■ **Supplied information**:
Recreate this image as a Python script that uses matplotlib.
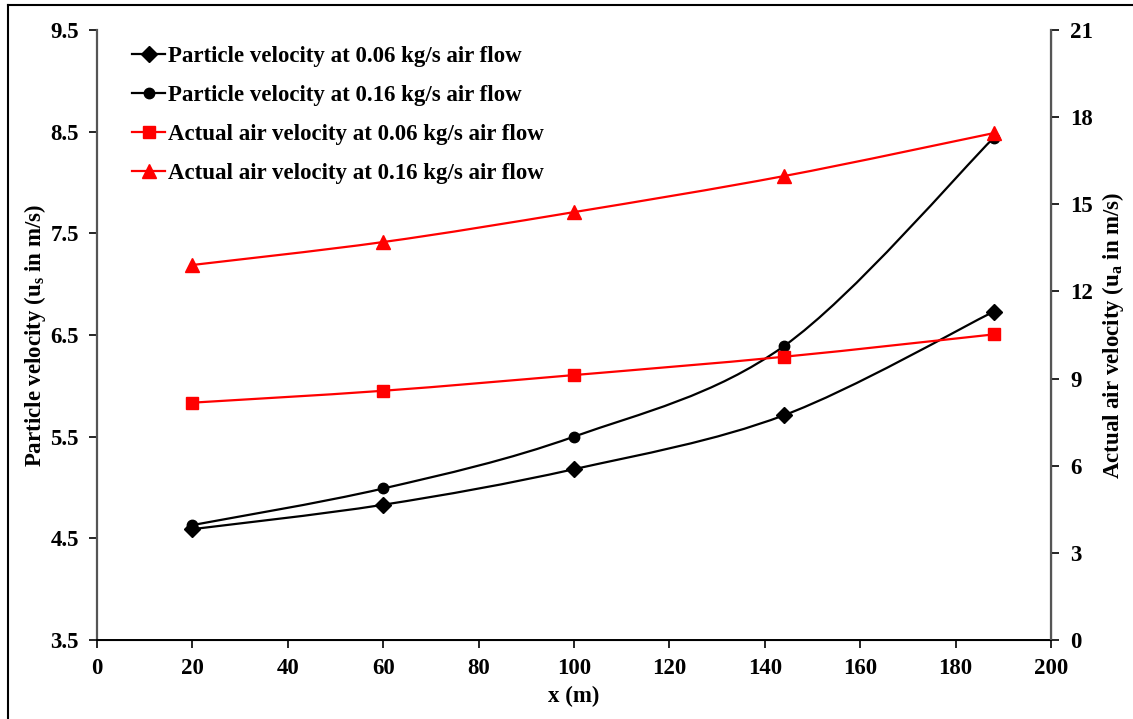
import matplotlib
matplotlib.use("Agg")
import matplotlib.pyplot as plt
from matplotlib.path import Path
from matplotlib.patches import PathPatch
from matplotlib.lines import Line2D

plt.rcParams['font.family'] = ['Liberation Serif', 'DejaVu Serif']
plt.rcParams['font.weight'] = 'bold'
plt.rcParams['mathtext.fontset'] = 'custom'
plt.rcParams['mathtext.rm'] = 'Liberation Serif:bold'
plt.rcParams['mathtext.it'] = 'Liberation Serif:bold'

# data
x = [20, 60, 100, 144, 188]
part_006 = [4.59, 4.83, 5.18, 5.71, 6.73]
part_016 = [4.63, 4.99, 5.50, 6.39, 8.44]
air_006 = [8.17, 8.58, 9.12, 9.75, 10.52]
air_016 = [12.91, 13.70, 14.73, 15.97, 17.45]

labels = ['Particle velocity at 0.06 kg/s air flow',
          'Particle velocity at 0.16 kg/s air flow',
          'Actual air velocity at 0.06 kg/s air flow',
          'Actual air velocity at 0.16 kg/s air flow']


def smooth_path(xs, ys):
    # excel-style smoothed line: catmull-rom tangents as cubic bezier
    pts = list(zip(xs, ys))
    verts = [pts[0]]
    codes = [Path.MOVETO]
    n = len(pts)
    for i in range(n - 1):
        p0 = pts[i - 1] if i > 0 else pts[i]
        p1 = pts[i]
        p2 = pts[i + 1]
        p3 = pts[i + 2] if i + 2 < n else pts[i + 1]
        c1 = (p1[0] + (p2[0] - p0[0]) / 6, p1[1] + (p2[1] - p0[1]) / 6)
        c2 = (p2[0] - (p3[0] - p1[0]) / 6, p2[1] - (p3[1] - p1[1]) / 6)
        verts += [c1, c2, p2]
        codes += [Path.CURVE4] * 3
    return Path(verts, codes)


fs = 16.5

fig = plt.figure(figsize=(11.33, 7.19), dpi=100)
ax = fig.add_axes([0.0856, 0.1099, 0.842, 0.8484])
ax2 = ax.twinx()

lw = 1.6
series = [
    (ax, part_006, 'black', 'D', 8.5),
    (ax, part_016, 'black', 'o', 7.5),
    (ax2, air_006, 'red', 's', 8.5),
    (ax2, air_016, 'red', '^', 9.5),
]
handles = []
for a, ys, c, m, ms in series:
    a.add_patch(PathPatch(smooth_path(x, ys), fill=False, edgecolor=c, lw=lw, zorder=2))
    a.plot(x, ys, linestyle='none', marker=m, color=c, markersize=ms, zorder=3)
    handles.append(Line2D([], [], color=c, lw=lw, marker=m, markersize=ms))

ax.set_xlim(0, 200)
ax.set_ylim(3.5, 9.5)
ax2.set_ylim(0, 21)
ax.set_xticks(range(0, 201, 20))
ax.set_yticks([3.5, 4.5, 5.5, 6.5, 7.5, 8.5, 9.5])
ax2.set_yticks(range(0, 22, 3))

for a in (ax, ax2):
    a.spines['top'].set_visible(False)
    a.tick_params(direction='out', length=6, width=1.2, labelsize=fs)
ax.spines['left'].set_color('#555555')
ax.spines['left'].set_linewidth(1.6)
ax2.spines['right'].set_color('#555555')
ax2.spines['right'].set_linewidth(1.6)
ax2.spines['left'].set_visible(False)
ax.spines['bottom'].set_linewidth(1.4)
ax.tick_params(axis='y', pad=7)
ax.tick_params(axis='x', pad=7)
ax2.tick_params(axis='y', pad=8)

ax.set_xlabel('x (m)', fontsize=fs, fontweight='bold', labelpad=5)
ax.set_ylabel('Particle velocity (u$_\\mathrm{s}$ in m/s)', fontsize=fs, fontweight='bold', labelpad=2)
ax2.set_ylabel('Actual air velocity (u$_\\mathrm{a}$ in m/s)', fontsize=fs, fontweight='bold', labelpad=5)

ax2.legend(handles, labels, loc='upper left', bbox_to_anchor=(0.02, 1.0), frameon=False,
           fontsize=fs, handlelength=1.45, handletextpad=0.12, labelspacing=0.78,
           borderaxespad=0.3)

# outer frame (only top and left edges visible in the crop)
fig.add_artist(Line2D([8 / 1133, 1.0], [1 - 5 / 719, 1 - 5 / 719], transform=fig.transFigure, color='black', lw=1.5))
fig.add_artist(Line2D([8 / 1133, 8 / 1133], [0.0, 1 - 5 / 719], transform=fig.transFigure, color='black', lw=1.5))

fig.savefig('out.png', dpi=100)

■ **Task statement**:
Exactly restate the lines from the beginning of the data through the line with "plt.rcParams['mathtext.it'] = 'Liberation", and no others, keeping pictures out.

■ **Task result**:
Recreate this image as a Python script that uses matplotlib.
import matplotlib
matplotlib.use("Agg")
import matplotlib.pyplot as plt
from matplotlib.path import Path
from matplotlib.patches import PathPatch
from matplotlib.lines import Line2D

plt.rcParams['font.family'] = ['Liberation Serif', 'DejaVu Serif']
plt.rcParams['font.weight'] = 'bold'
plt.rcParams['mathtext.fontset'] = 'custom'
plt.rcParams['mathtext.rm'] = 'Liberation Serif:bold'
plt.rcParams['mathtext.it'] = 'Liberation Serif:bold'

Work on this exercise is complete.